> _TASK BRIEF_
Look through the data below and output, unchanged, every line from the one holding "Rebuild this chart" through the one holding "263000, 383000, 388000]", inclusive. Skip the pictures.

> _GIVEN DATA_
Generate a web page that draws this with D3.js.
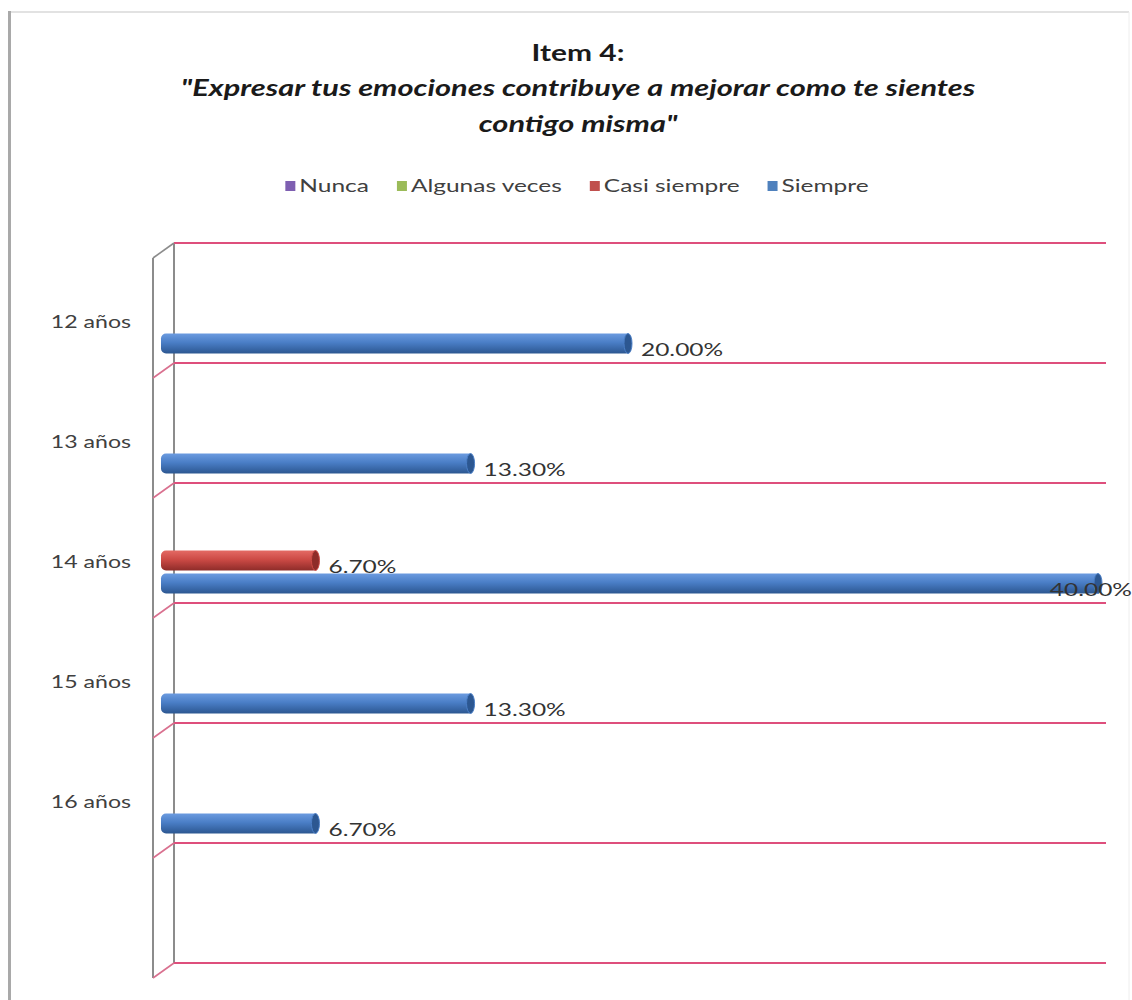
---
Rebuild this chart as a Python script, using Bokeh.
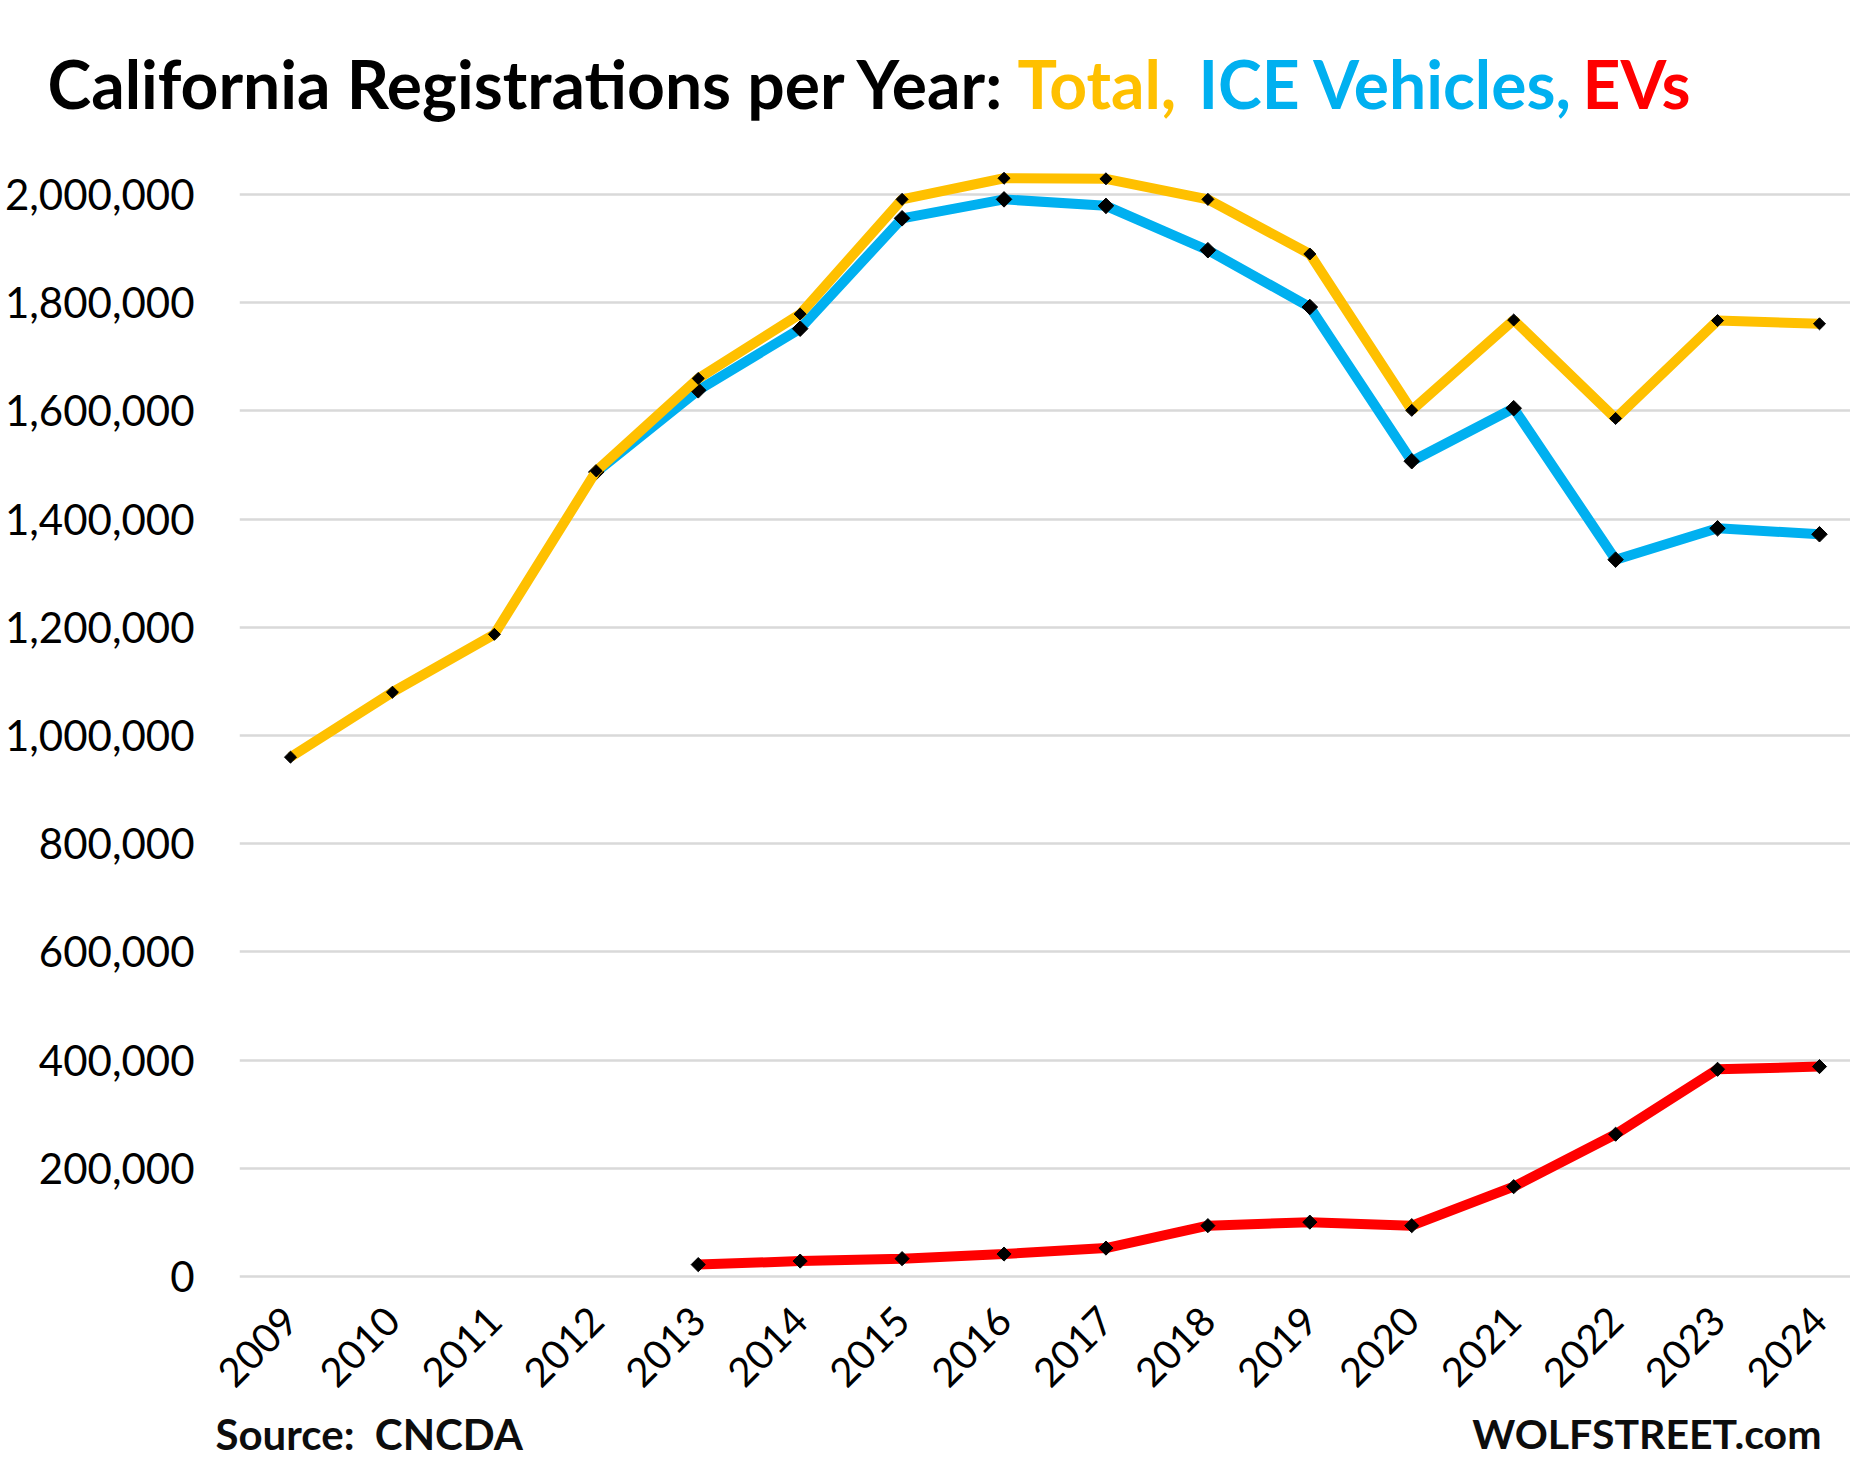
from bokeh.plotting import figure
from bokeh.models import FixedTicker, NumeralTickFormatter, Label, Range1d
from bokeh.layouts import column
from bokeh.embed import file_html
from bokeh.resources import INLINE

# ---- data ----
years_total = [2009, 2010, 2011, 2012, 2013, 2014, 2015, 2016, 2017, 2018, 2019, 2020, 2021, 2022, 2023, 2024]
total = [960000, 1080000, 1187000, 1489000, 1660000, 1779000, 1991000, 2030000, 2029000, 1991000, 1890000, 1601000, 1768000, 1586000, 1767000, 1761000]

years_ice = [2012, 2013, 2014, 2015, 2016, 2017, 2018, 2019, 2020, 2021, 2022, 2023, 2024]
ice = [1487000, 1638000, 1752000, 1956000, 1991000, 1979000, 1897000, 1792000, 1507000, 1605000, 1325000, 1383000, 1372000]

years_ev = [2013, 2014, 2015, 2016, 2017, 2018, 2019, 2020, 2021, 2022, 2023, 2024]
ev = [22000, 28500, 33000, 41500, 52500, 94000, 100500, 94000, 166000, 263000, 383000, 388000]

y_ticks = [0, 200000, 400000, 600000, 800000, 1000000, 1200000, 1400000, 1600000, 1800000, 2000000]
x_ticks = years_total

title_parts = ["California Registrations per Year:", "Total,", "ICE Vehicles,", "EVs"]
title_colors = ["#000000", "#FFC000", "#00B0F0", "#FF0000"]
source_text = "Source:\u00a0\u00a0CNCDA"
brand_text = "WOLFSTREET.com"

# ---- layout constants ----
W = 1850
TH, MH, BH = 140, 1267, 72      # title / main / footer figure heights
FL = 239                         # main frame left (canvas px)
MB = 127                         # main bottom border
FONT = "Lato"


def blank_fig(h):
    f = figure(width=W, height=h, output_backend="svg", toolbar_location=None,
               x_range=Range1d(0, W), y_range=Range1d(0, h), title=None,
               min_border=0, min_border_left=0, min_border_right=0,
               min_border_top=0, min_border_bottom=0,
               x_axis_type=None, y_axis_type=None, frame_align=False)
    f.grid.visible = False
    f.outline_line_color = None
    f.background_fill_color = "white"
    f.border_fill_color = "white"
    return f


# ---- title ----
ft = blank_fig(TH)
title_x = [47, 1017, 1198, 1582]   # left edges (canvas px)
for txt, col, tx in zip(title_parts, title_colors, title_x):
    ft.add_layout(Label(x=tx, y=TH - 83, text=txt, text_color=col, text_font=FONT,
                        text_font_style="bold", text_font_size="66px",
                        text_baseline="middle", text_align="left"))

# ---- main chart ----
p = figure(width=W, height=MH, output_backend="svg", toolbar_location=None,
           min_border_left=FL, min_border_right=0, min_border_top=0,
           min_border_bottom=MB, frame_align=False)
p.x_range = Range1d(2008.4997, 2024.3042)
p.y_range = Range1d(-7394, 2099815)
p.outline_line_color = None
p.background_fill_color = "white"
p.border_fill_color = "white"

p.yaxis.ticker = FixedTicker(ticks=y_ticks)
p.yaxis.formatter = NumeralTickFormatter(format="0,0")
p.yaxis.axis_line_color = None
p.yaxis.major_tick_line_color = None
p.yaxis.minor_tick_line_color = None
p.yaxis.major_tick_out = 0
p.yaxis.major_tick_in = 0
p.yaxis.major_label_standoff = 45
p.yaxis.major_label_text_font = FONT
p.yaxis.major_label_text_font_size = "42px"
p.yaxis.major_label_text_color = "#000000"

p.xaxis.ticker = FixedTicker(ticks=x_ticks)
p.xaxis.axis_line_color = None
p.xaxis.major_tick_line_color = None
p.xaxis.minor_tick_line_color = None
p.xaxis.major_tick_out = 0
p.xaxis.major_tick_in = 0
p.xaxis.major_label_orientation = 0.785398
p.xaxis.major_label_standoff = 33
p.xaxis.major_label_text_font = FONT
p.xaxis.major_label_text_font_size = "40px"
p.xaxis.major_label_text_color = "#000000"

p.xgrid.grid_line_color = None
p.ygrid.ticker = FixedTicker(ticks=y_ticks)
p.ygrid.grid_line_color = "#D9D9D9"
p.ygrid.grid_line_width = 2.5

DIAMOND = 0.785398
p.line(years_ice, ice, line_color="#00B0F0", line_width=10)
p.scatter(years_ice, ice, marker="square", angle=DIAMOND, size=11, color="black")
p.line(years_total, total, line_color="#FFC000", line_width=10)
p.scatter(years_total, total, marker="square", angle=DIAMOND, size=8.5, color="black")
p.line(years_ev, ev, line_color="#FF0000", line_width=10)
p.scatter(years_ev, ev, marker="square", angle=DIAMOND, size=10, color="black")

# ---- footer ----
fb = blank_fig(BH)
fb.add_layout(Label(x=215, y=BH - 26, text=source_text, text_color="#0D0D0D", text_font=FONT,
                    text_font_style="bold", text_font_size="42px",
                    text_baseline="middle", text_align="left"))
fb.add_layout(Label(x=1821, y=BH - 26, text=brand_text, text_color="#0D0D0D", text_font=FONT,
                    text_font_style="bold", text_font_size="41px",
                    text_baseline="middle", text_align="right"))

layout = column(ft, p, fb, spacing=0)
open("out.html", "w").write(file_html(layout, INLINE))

> _ANSWER TO THE PROBLEM_
Rebuild this chart as a Python script, using Bokeh.
from bokeh.plotting import figure
from bokeh.models import FixedTicker, NumeralTickFormatter, Label, Range1d
from bokeh.layouts import column
from bokeh.embed import file_html
from bokeh.resources import INLINE

# ---- data ----
years_total = [2009, 2010, 2011, 2012, 2013, 2014, 2015, 2016, 2017, 2018, 2019, 2020, 2021, 2022, 2023, 2024]
total = [960000, 1080000, 1187000, 1489000, 1660000, 1779000, 1991000, 2030000, 2029000, 1991000, 1890000, 1601000, 1768000, 1586000, 1767000, 1761000]

years_ice = [2012, 2013, 2014, 2015, 2016, 2017, 2018, 2019, 2020, 2021, 2022, 2023, 2024]
ice = [1487000, 1638000, 1752000, 1956000, 1991000, 1979000, 1897000, 1792000, 1507000, 1605000, 1325000, 1383000, 1372000]

years_ev = [2013, 2014, 2015, 2016, 2017, 2018, 2019, 2020, 2021, 2022, 2023, 2024]
ev = [22000, 28500, 33000, 41500, 52500, 94000, 100500, 94000, 166000, 263000, 383000, 388000]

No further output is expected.